Copy out every line containing the word "matplotlib".

◇ ◇ ◇ ◇ ◇ ◇ ◇

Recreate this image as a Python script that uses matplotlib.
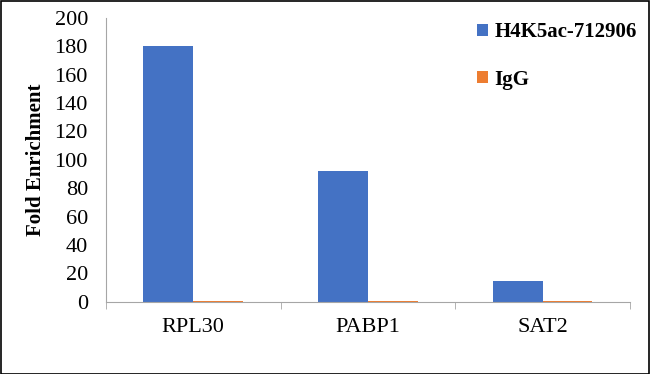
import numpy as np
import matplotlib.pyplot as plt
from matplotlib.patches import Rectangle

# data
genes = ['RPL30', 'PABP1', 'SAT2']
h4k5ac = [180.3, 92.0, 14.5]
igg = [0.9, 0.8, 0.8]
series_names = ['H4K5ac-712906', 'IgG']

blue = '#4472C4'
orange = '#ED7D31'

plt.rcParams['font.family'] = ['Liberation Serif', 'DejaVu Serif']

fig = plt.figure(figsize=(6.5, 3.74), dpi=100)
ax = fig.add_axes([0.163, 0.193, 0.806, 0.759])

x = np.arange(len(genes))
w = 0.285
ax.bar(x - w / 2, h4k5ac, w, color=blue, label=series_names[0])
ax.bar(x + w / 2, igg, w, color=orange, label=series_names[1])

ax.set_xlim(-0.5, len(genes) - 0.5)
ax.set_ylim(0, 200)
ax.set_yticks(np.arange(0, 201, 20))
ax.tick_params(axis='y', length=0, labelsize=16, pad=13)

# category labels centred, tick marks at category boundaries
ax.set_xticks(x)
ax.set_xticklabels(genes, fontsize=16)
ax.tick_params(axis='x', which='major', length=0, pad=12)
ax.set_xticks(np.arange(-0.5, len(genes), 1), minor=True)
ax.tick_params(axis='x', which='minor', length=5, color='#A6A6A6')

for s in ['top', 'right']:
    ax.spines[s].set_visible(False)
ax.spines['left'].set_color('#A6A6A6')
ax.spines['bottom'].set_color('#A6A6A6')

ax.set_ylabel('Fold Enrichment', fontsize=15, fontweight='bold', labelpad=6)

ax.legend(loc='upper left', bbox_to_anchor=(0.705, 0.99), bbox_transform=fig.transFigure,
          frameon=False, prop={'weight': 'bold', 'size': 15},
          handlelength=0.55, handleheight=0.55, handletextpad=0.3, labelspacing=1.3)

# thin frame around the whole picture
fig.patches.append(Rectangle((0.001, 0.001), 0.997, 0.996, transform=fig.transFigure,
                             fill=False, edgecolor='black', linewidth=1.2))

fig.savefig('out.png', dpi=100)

◇ ◇ ◇ ◇ ◇ ◇ ◇

**Output of the exercise**
Recreate this image as a Python script that uses matplotlib.
import matplotlib.pyplot as plt
from matplotlib.patches import Rectangle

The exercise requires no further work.